Paper No. 20-1
Presentation Time: 8:05 AM
AGE OF THE PENULTIMATE LACUSTRINE HIGHSTAND IN PANAMINT VALLEY: A REASSESSMENT COMBINING SOIL STRATIGRAPHY AND NUMERICAL DATING
Relict paleo-shorelines decorate the basin of Panamint Valley, California, at elevations between ~575 and 700 m, attesting to a once-extensive lake that is presumed to have been connected upstream to the Owens River system (Jannik et al., 1991) and downstream to Death Valley (R. Smith, 1976). Although these features are commonly held to have developed during Marine Isotope Stage (MIS) 6, between 135-190 ka, local chronologic dating has been equivocal, with both luminescence and U-series ages yielding ages as young as 50 ka.
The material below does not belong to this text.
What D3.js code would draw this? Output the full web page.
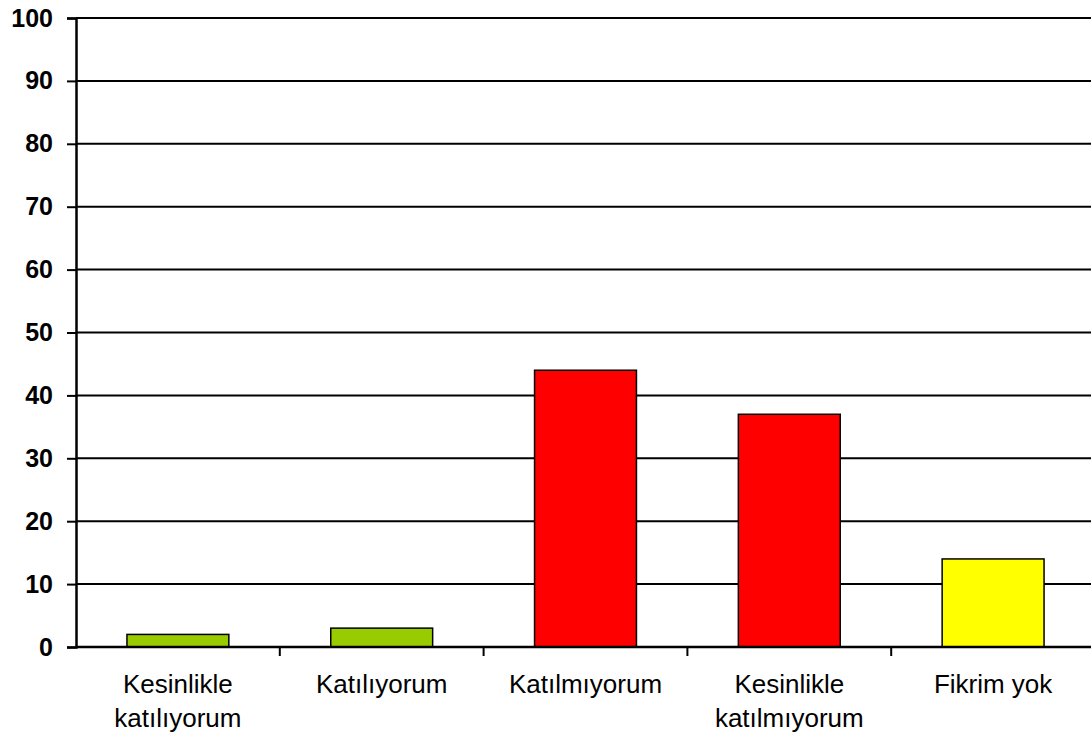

Here we re-assess the age of highstand deposits at two locations employing a combination of soil stratigraphic determinations and direct dating using 10Be soil depth profiles and optically stimulated luminescence (OSL) techniques. Near Water Canyon, along the western valley, soil profiles developed into each of three separate remnants of a beach berm (~615 m elevation) have identical morphologic profiles consisting of an Av-Btkyz-BCky-Cky horizon sequence and show no evidence of previous histories of soil erosion or truncation. The tops of the three surfaces are level and occur at the same elevation, are smooth with a well-formed desert pavement, features that also indicate no surface or soil erosion. Numerical ages of beach gravel and lacustrine sediment range from ~70±11 to 98±9 ka. The beach gravels are truncated by adjacent alluvial fan deposits that exhibit desert pavements and soils with horizon sequences similar to the beach gravels. The alluvial fan surfaces have a 10Be depth profile age ranging from ~61±27 to 70±22 ka suggesting a valley-wide episode of fan development closely followed lake recession. Finally, we also sampled deposits of well-bedded sand at the southernmost end of Panamint Valley; these appear to represent deltaic topset deposits at the southern margin of the lake and near the inlet from upstream. Four samples yield OSL ages ranging from 56 to 67 ka. Taken together, the soil stratigraphy of the beach ridge and cross-cutting alluvial fan, and the deltaic deposits at the southern end of the valley, suggest that the best estimate for the penultimate pluvial lake in the valley is ~65-90 ka corresponding to MIS-4 glaciation. Previous estimates of the rates of late Pleistocene graben tilting and seismogenic slip in the eastern California shear zone may need to be modified based on these new ages.